++++ Collected data

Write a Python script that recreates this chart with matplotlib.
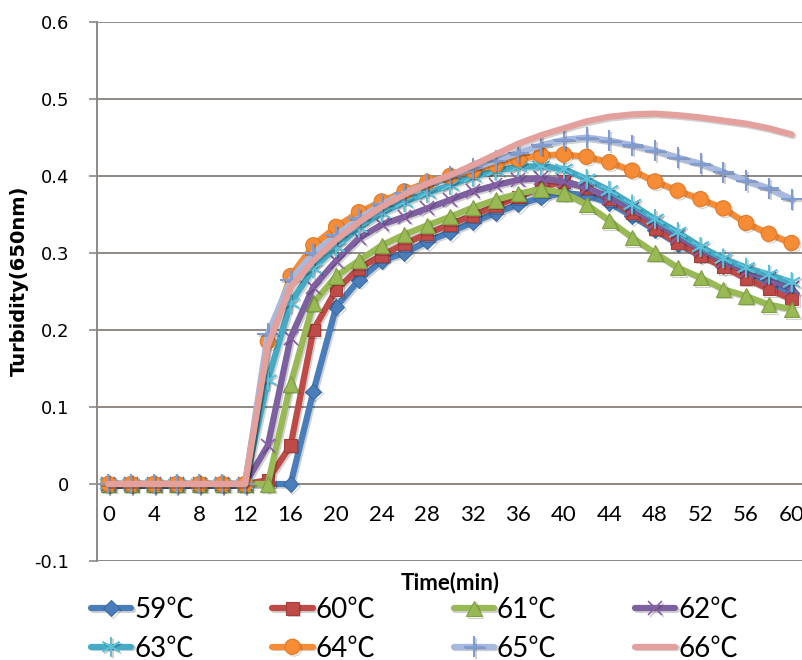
import matplotlib
matplotlib.use("Agg")
import matplotlib.pyplot as plt
import matplotlib.patheffects as pe

# ---------------------------------------------------------------------------
# data: turbidity (650 nm) read every 2 min for each reaction temperature
time_min = list(range(0, 61, 2))
x_labels = [str(t) for t in range(0, 61, 4)]
temps = ["59℃", "60℃", "61℃", "62℃", "63℃", "64℃", "65℃", "66℃"]

t59 = [0, 0, 0, 0, 0, 0, 0, 0, 0, 0.12, 0.23, 0.265, 0.29, 0.30, 0.315, 0.327,
       0.34, 0.352, 0.363, 0.372, 0.378, 0.375, 0.365, 0.348, 0.33, 0.312,
       0.297, 0.283, 0.27, 0.258, 0.248]
t60 = [0, 0, 0, 0, 0, 0, 0, 0.005, 0.05, 0.20, 0.252, 0.28, 0.297, 0.312,
       0.325, 0.337, 0.349, 0.361, 0.373, 0.385, 0.393, 0.385, 0.37, 0.352,
       0.332, 0.313, 0.297, 0.282, 0.267, 0.253, 0.24]
t61 = [0, 0, 0, 0, 0, 0, 0, 0, 0.13, 0.235, 0.27, 0.29, 0.31, 0.324, 0.336,
       0.347, 0.359, 0.369, 0.377, 0.383, 0.378, 0.363, 0.342, 0.32, 0.30,
       0.281, 0.268, 0.253, 0.244, 0.233, 0.227]
t62 = [0, 0, 0, 0, 0, 0, 0, 0.05, 0.19, 0.256, 0.29, 0.319, 0.337, 0.347,
       0.358, 0.369, 0.38, 0.388, 0.395, 0.397, 0.393, 0.385, 0.372, 0.357,
       0.34, 0.322, 0.305, 0.29, 0.277, 0.266, 0.255]
t63 = [0, 0, 0, 0, 0, 0, 0, 0.135, 0.235, 0.28, 0.308, 0.333, 0.352, 0.366,
       0.378, 0.388, 0.399, 0.407, 0.412, 0.413, 0.409, 0.396, 0.381, 0.363,
       0.344, 0.327, 0.308, 0.293, 0.281, 0.272, 0.262]
t64 = [0, 0, 0, 0, 0, 0, 0, 0.185, 0.27, 0.31, 0.334, 0.353, 0.367, 0.38,
       0.392, 0.40, 0.407, 0.415, 0.422, 0.427, 0.428, 0.425, 0.418, 0.407,
       0.393, 0.381, 0.37, 0.358, 0.339, 0.325, 0.313]
t65 = [0, 0, 0, 0, 0, 0, 0, 0.195, 0.265, 0.30, 0.323, 0.345, 0.363, 0.378,
       0.39, 0.40, 0.41, 0.42, 0.43, 0.44, 0.447, 0.45, 0.446, 0.44, 0.433,
       0.424, 0.416, 0.405, 0.394, 0.384, 0.37]
t66 = [0, 0, 0, 0, 0, 0, 0, 0.18, 0.256, 0.29, 0.317, 0.34, 0.36, 0.376,
       0.39, 0.401, 0.414, 0.428, 0.442, 0.453, 0.462, 0.471, 0.477, 0.48,
       0.481, 0.479, 0.476, 0.472, 0.468, 0.462, 0.454]
series = [t59, t60, t61, t62, t63, t64, t65, t66]

# ---------------------------------------------------------------------------
# styles (Excel-2007 look)
line_colors = ["#4A7EBB", "#BE4B48", "#98B954", "#7D60A0",
               "#46AAC5", "#F68C36", "#A7B9DE", "#E3A09D"]
markers = ["D", "s", "^", "x", (6, 2, 0), "o", "+", None]
marker_sizes = [8, 9, 11, 10, 14, 11, 15, 0]
marker_edge = ["#3B6BA6", "#A53D3A", "#7FA040", "#8A5FA8",
               "#5BC0DA", "#E07A28", "#7F9CD3", "#E3A09D"]
marker_ew = [0.8, 0.8, 0.8, 1.2, 1.2, 0.8, 1.5, 0]

grid_color = "#8E8985"
sans_cjk = ["Lato", "Noto Sans CJK SC", "DejaVu Sans"]

fig = plt.figure(figsize=(8.03, 6.6), dpi=100)
ax = fig.add_axes([97 / 803, 1 - 561 / 660, 706 / 803, 539 / 660])

handles = []
for i, ys in enumerate(series):
    (ln,) = ax.plot(
        time_min, ys,
        color=line_colors[i], lw=4.5,
        marker=markers[i], markersize=marker_sizes[i],
        markerfacecolor=line_colors[i] if markers[i] not in ("x", "+", (6, 2, 0)) else marker_edge[i],
        markeredgecolor=marker_edge[i], markeredgewidth=marker_ew[i],
        solid_capstyle="round", solid_joinstyle="round",
        label=temps[i], zorder=3 + i,
    )
    ln.set_path_effects([pe.SimpleLineShadow(offset=(1.2, -1.2), alpha=0.18), pe.Normal()])
    handles.append(ln)

# axes ranges: categories 0..60 every 2 min
ax.set_xlim(-1, 61)
ax.set_ylim(-0.1, 0.6)
ax.set_yticks([-0.1, 0, 0.1, 0.2, 0.3, 0.4, 0.5, 0.6])
ax.set_yticklabels(["-0.1", "0", "0.1", "0.2", "0.3", "0.4", "0.5", "0.6"])
ax.set_xticks(list(range(0, 61, 4)))
ax.set_xticklabels(x_labels)

ax.grid(axis="y", color=grid_color, lw=1.4)
ax.set_axisbelow(True)
for s in ("top", "right"):
    ax.spines[s].set_visible(False)
ax.spines["bottom"].set_position(("data", 0))
ax.spines["bottom"].set_color(grid_color)
ax.spines["bottom"].set_linewidth(1.4)
ax.spines["left"].set_color(grid_color)
ax.spines["left"].set_linewidth(1.4)

ax.tick_params(axis="x", length=0, pad=15, labelsize=16)
ax.tick_params(axis="y", length=6, width=1.2, color=grid_color, pad=14, labelsize=13)
for lab in ax.get_xticklabels():
    lab.set_family(sans_cjk)
for lab in ax.get_yticklabels():
    lab.set_family("DejaVu Sans")

ax.set_ylabel("Turbidity(650nm)", fontsize=14, fontweight="bold", family="DejaVu Sans")
ax.yaxis.set_label_coords(-0.096, 0.52)
ax.set_xlabel("Time(min)", fontsize=16, fontweight="bold", family=sans_cjk)
ax.xaxis.set_label_coords(0.5, -0.02)

# legend is filled row by row in the reference: reorder for matplotlib's column fill
order = [0, 4, 1, 5, 2, 6, 3, 7]
fig.legend(
    [handles[k] for k in order], [temps[k] for k in order], ncol=4, loc="upper left",
    bbox_to_anchor=(91 / 803, 1 - 597 / 660),
    frameon=False, prop={"family": sans_cjk, "size": 20},
    handlelength=1.45, handletextpad=0.1, columnspacing=2.82,
    labelspacing=0.45, borderpad=0, borderaxespad=0, numpoints=1,
)

fig.savefig("out.png", dpi=100)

++++++++

## Description of the task
Restate exactly, please, only the lines between the start of the data and the line containing "import matplotlib.patheffects as pe", both ends included, skipping the pictures.

## Task answer
Write a Python script that recreates this chart with matplotlib.
import matplotlib
matplotlib.use("Agg")
import matplotlib.pyplot as plt
import matplotlib.patheffects as pe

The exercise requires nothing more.